The Carlisle Mosquito Online

Friday, January 19, 2007

Features

Biodiversity Corner Downy Woodpecker (Picoides pubescens)

(photo by Tom Brownrigg)
While walking around the edge of a cornfield at Great Brook Farm State Park, I noticed a Downy Woodpecker pecking at a cut-off corn stalk. This bird was a male, since it had a small patch of red at the back of its head. The bird would peck at the stalk for a while, and then move on to another. I could not tell what it was getting, but its behavior intrigued me. I later found a helpful reference (1): "A. Dawes DuBois says in his notes: 'I have seen a downy woodpecker industriously applying the percussion test to the dried stalks of the previous summer's horse weeds [probably Erigeron candensis], which grow to prodigious size in the creek bottoms near Springfield, Illinois. He went up each stalk, tapping it lightly, and frequently stopping to pierce the shell and extract a worm [insect larva] from the pith. I found that the weed stems he had visited were punctured and splintered in numerous places.'"

Downy Woodpecker is the smallest woodpecker in North America and is the woodpecker you are most likely to see in Carlisle. The less common Hairy Woodpecker (P. villosus) looks very similar but is about 50% larger, and its bill is much longer relative to the size of the head. During Carlisle's annual Christmas Bird Count, count totals for Downy have averaged about four times greater than for Hairy, and count numbers for the two species have increased or decreased together about half the time.

According to Gruson (2), the Downy's genus name Picoides derives from the Latin picus, meaning "woodpecker" and Greek eidos, "like or resembling." The species name pubescens is from the Latin meaning "coming into puberty." Gruson states: "To some, this species appears to be less hirsute than the Hairy Woodpecker. Downy is another suggestion that the species is less mature." The Hairy Woodpecker's species name villosus means "hairy or shaggy."

Both the Downy and Hairy have very long tongues that extend an inch or more beyond the end of the bill. The tip of the tongue is barbed and covered with sticky mucous, which allows the birds to extract larva of wood-boring beetles and other insects from deep holes. The Downy's diet is about 75 percent insects, mainly beetles, ants and caterpillars. Plant material includes seeds and fruits such as the berries of poison ivy and dogwood. Both species visit our feeders, and eat suet, sunflower seeds and sunflower hearts. Downys are reported to eat peanut butter, corn bread and doughnuts (3), but make sure the Carlisle black bear is not around if you try this.

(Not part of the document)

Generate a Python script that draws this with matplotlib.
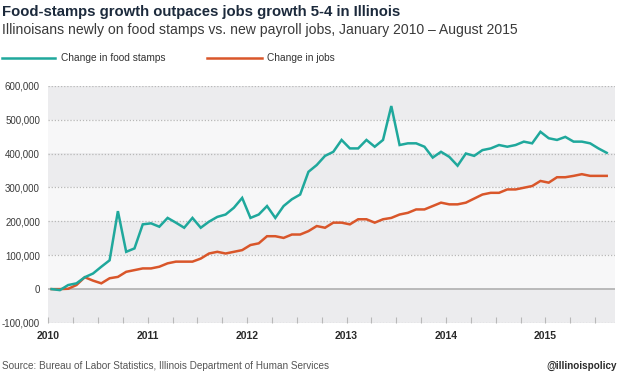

In the fall, both sexes excavate fresh roost holes in a dead snag or limb for the winter. These holes are sometimes used for nesting in the spring. The entrance is nearly circular, and about one and a half inch in diameter (4). I found a possible nest hole in a broken top of a dead sugar maple that had blown down in our yard. The hole diameter, measured at eight locations, was 1.21 +/- 0.03 inches and the stump diameter at the hole was 5.73 inches. I did not open the stump to see if it had been used for nesting, since I thought the birds might still use it as a roost. One winter several years ago, a female Downy roosted in a bird nest box near our bird feeders. Bird nest boxes are used for roosting but are rarely used for nesting (4).

In early spring, you might hear a Downy Woodpecker drumming on a tree or other resonant object, including your house siding or gutter. Drumming is done by both sexes and is thought to mark breeding territories, and also announce the presence of a potential mate (3). If you find a dead snag on your property with woodpecker-sized holes, consider leaving it, if it poses no danger. Other native birds such as Black-capped Chickadees, Tufted Titmice and wrens often reuse woodpecker nest holes.

References

1. A.C. Bent, Life Histories of North American Woodpeckers, Dover Publications, New York, 1964. http://home.bluemarble.net/~pqn/ch11-20/downy.html

2. E. S. Gruson, Words for Birds, Quadrangle Books, New York, 1972.

3. J. K. Terres, The Audubon Society Encyclopedia of North American Birds, Wings Books, New York, 1991.

4. H. H. Harrison, Birds' Nests (Peterson Field Guides), Houghton Mifflin, Boston, 1975.